:: RAW DATA ::

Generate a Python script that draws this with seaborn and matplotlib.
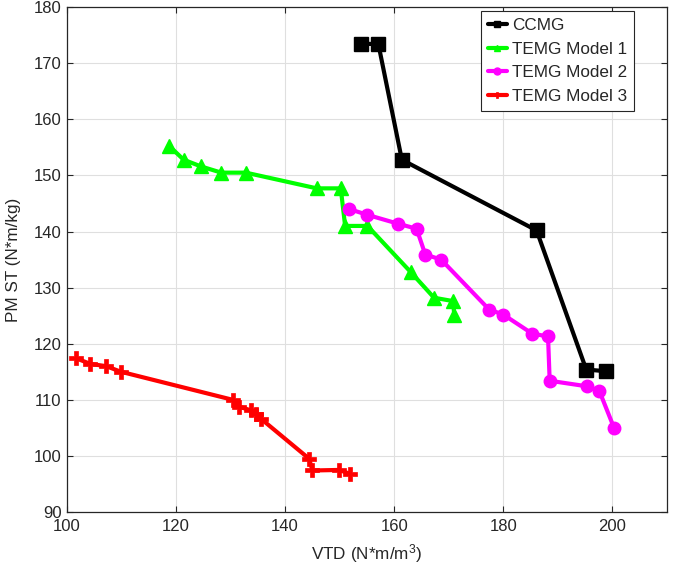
import matplotlib
matplotlib.use("Agg")
import matplotlib.pyplot as plt
import seaborn as sns
import pandas as pd

# VTD (x) and PM ST (y) for each machine design
ccmg_vtd = [154.0, 157.1, 161.4, 186.1, 195.2, 198.8]
ccmg_st = [173.5, 173.4, 152.8, 140.2, 115.4, 115.1]

m1_vtd = [118.7, 121.4, 124.6, 128.3, 132.8, 145.8, 150.2, 151.0, 155.1, 163.1, 167.3, 170.8, 171.0]
m1_st = [155.3, 152.8, 151.6, 150.5, 150.5, 147.7, 147.7, 141.0, 141.0, 132.7, 128.2, 127.6, 125.1]

m2_vtd = [151.8, 155.0, 160.7, 164.1, 165.7, 168.6, 177.4, 180.0, 185.3, 188.2, 188.5, 195.4, 197.6, 200.3]
m2_st = [144.0, 143.0, 141.4, 140.5, 135.9, 135.0, 126.1, 125.2, 121.8, 121.3, 113.4, 112.4, 111.6, 105.0]

m3_vtd = [101.7, 104.3, 107.2, 109.9, 130.4, 131.5, 133.8, 134.6, 135.6, 144.4, 145.0, 149.9, 151.9]
m3_st = [117.4, 116.4, 116.0, 115.0, 110.0, 108.8, 108.1, 107.4, 106.6, 99.5, 97.4, 97.5, 96.8]

series_names = ["CCMG", "TEMG Model 1", "TEMG Model 2", "TEMG Model 3"]
series_x = [ccmg_vtd, m1_vtd, m2_vtd, m3_vtd]
series_y = [ccmg_st, m1_st, m2_st, m3_st]

x_ticks = [100, 120, 140, 160, 180, 200]
y_ticks = [90, 100, 110, 120, 130, 140, 150, 160, 170, 180]

sns.set_theme(style="whitegrid")
plt.rcParams["font.family"] = ["Liberation Sans", "DejaVu Sans"]
plt.rcParams["mathtext.default"] = "regular"

styles = {
    "CCMG": dict(color="#000000", marker="s", ms=9.5, mew=1.0),
    "TEMG Model 1": dict(color="#00ff00", marker="^", ms=10, mew=1.0),
    "TEMG Model 2": dict(color="#ff00ff", marker="o", ms=9, mew=1.0),
    "TEMG Model 3": dict(color="#ff0000", marker="P", ms=9.5, mew=0.5),
}

fig = plt.figure(figsize=(6.83, 5.74), dpi=100)
ax = fig.add_axes([0.098, 0.108, 0.8785, 0.8795])

for name, xs, ys in zip(series_names, series_x, series_y):
    df = pd.DataFrame({"VTD": xs, "ST": ys})
    st = styles[name]
    sns.lineplot(data=df, x="VTD", y="ST", ax=ax, sort=False, estimator=None,
                 color=st["color"], linewidth=3.0, marker=st["marker"],
                 markersize=st["ms"], markeredgecolor=st["color"],
                 markeredgewidth=st["mew"], label=name)

ax.set_xlim(100, 210)
ax.set_ylim(90, 180)
ax.set_xticks(x_ticks)
ax.set_yticks(y_ticks)
ax.set_xlabel("VTD (N*m/m$^{3}$)", fontsize=12.3, color="#262626", labelpad=6)
ax.set_ylabel("PM ST (N*m/kg)", fontsize=12.3, color="#262626", labelpad=9)
ax.tick_params(axis="both", which="both", direction="in", length=4, width=0.8,
               colors="#262626", labelsize=12, top=True, right=True,
               bottom=True, left=True)
ax.tick_params(axis="x", pad=5)
ax.tick_params(axis="y", pad=4)
ax.grid(True, color="#dfdfdf", linewidth=0.8)
ax.set_facecolor("white")
for sp in ax.spines.values():
    sp.set_visible(True)
    sp.set_color("#262626")
    sp.set_linewidth(0.9)

leg = ax.legend(loc="upper right", bbox_to_anchor=(0.945, 0.992), fontsize=12.3,
                frameon=True, fancybox=False, framealpha=1.0, edgecolor="#262626",
                handlelength=1.1, handletextpad=0.3, borderpad=0.4,
                labelspacing=0.5, borderaxespad=0.0)
leg.get_frame().set_linewidth(0.8)
for h in leg.legend_handles:
    h.set_markersize(5)

fig.savefig("out.png", dpi=100)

:: STATED PROBLEM ::
Copy the material shown above in full and exactly. Skip the pictures.

:: RESULT FOR THIS EXERCISE ::
Generate a Python script that draws this with seaborn and matplotlib.
import matplotlib
matplotlib.use("Agg")
import matplotlib.pyplot as plt
import seaborn as sns
import pandas as pd

# VTD (x) and PM ST (y) for each machine design
ccmg_vtd = [154.0, 157.1, 161.4, 186.1, 195.2, 198.8]
ccmg_st = [173.5, 173.4, 152.8, 140.2, 115.4, 115.1]

m1_vtd = [118.7, 121.4, 124.6, 128.3, 132.8, 145.8, 150.2, 151.0, 155.1, 163.1, 167.3, 170.8, 171.0]
m1_st = [155.3, 152.8, 151.6, 150.5, 150.5, 147.7, 147.7, 141.0, 141.0, 132.7, 128.2, 127.6, 125.1]

m2_vtd = [151.8, 155.0, 160.7, 164.1, 165.7, 168.6, 177.4, 180.0, 185.3, 188.2, 188.5, 195.4, 197.6, 200.3]
m2_st = [144.0, 143.0, 141.4, 140.5, 135.9, 135.0, 126.1, 125.2, 121.8, 121.3, 113.4, 112.4, 111.6, 105.0]

m3_vtd = [101.7, 104.3, 107.2, 109.9, 130.4, 131.5, 133.8, 134.6, 135.6, 144.4, 145.0, 149.9, 151.9]
m3_st = [117.4, 116.4, 116.0, 115.0, 110.0, 108.8, 108.1, 107.4, 106.6, 99.5, 97.4, 97.5, 96.8]

series_names = ["CCMG", "TEMG Model 1", "TEMG Model 2", "TEMG Model 3"]
series_x = [ccmg_vtd, m1_vtd, m2_vtd, m3_vtd]
series_y = [ccmg_st, m1_st, m2_st, m3_st]

x_ticks = [100, 120, 140, 160, 180, 200]
y_ticks = [90, 100, 110, 120, 130, 140, 150, 160, 170, 180]

sns.set_theme(style="whitegrid")
plt.rcParams["font.family"] = ["Liberation Sans", "DejaVu Sans"]
plt.rcParams["mathtext.default"] = "regular"

styles = {
    "CCMG": dict(color="#000000", marker="s", ms=9.5, mew=1.0),
    "TEMG Model 1": dict(color="#00ff00", marker="^", ms=10, mew=1.0),
    "TEMG Model 2": dict(color="#ff00ff", marker="o", ms=9, mew=1.0),
    "TEMG Model 3": dict(color="#ff0000", marker="P", ms=9.5, mew=0.5),
}

fig = plt.figure(figsize=(6.83, 5.74), dpi=100)
ax = fig.add_axes([0.098, 0.108, 0.8785, 0.8795])

for name, xs, ys in zip(series_names, series_x, series_y):
    df = pd.DataFrame({"VTD": xs, "ST": ys})
    st = styles[name]
    sns.lineplot(data=df, x="VTD", y="ST", ax=ax, sort=False, estimator=None,
                 color=st["color"], linewidth=3.0, marker=st["marker"],
                 markersize=st["ms"], markeredgecolor=st["color"],
                 markeredgewidth=st["mew"], label=name)

ax.set_xlim(100, 210)
ax.set_ylim(90, 180)
ax.set_xticks(x_ticks)
ax.set_yticks(y_ticks)
ax.set_xlabel("VTD (N*m/m$^{3}$)", fontsize=12.3, color="#262626", labelpad=6)
ax.set_ylabel("PM ST (N*m/kg)", fontsize=12.3, color="#262626", labelpad=9)
ax.tick_params(axis="both", which="both", direction="in", length=4, width=0.8,
               colors="#262626", labelsize=12, top=True, right=True,
               bottom=True, left=True)
ax.tick_params(axis="x", pad=5)
ax.tick_params(axis="y", pad=4)
ax.grid(True, color="#dfdfdf", linewidth=0.8)
ax.set_facecolor("white")
for sp in ax.spines.values():
    sp.set_visible(True)
    sp.set_color("#262626")
    sp.set_linewidth(0.9)

leg = ax.legend(loc="upper right", bbox_to_anchor=(0.945, 0.992), fontsize=12.3,
                frameon=True, fancybox=False, framealpha=1.0, edgecolor="#262626",
                handlelength=1.1, handletextpad=0.3, borderpad=0.4,
                labelspacing=0.5, borderaxespad=0.0)
leg.get_frame().set_linewidth(0.8)
for h in leg.legend_handles:
    h.set_markersize(5)

fig.savefig("out.png", dpi=100)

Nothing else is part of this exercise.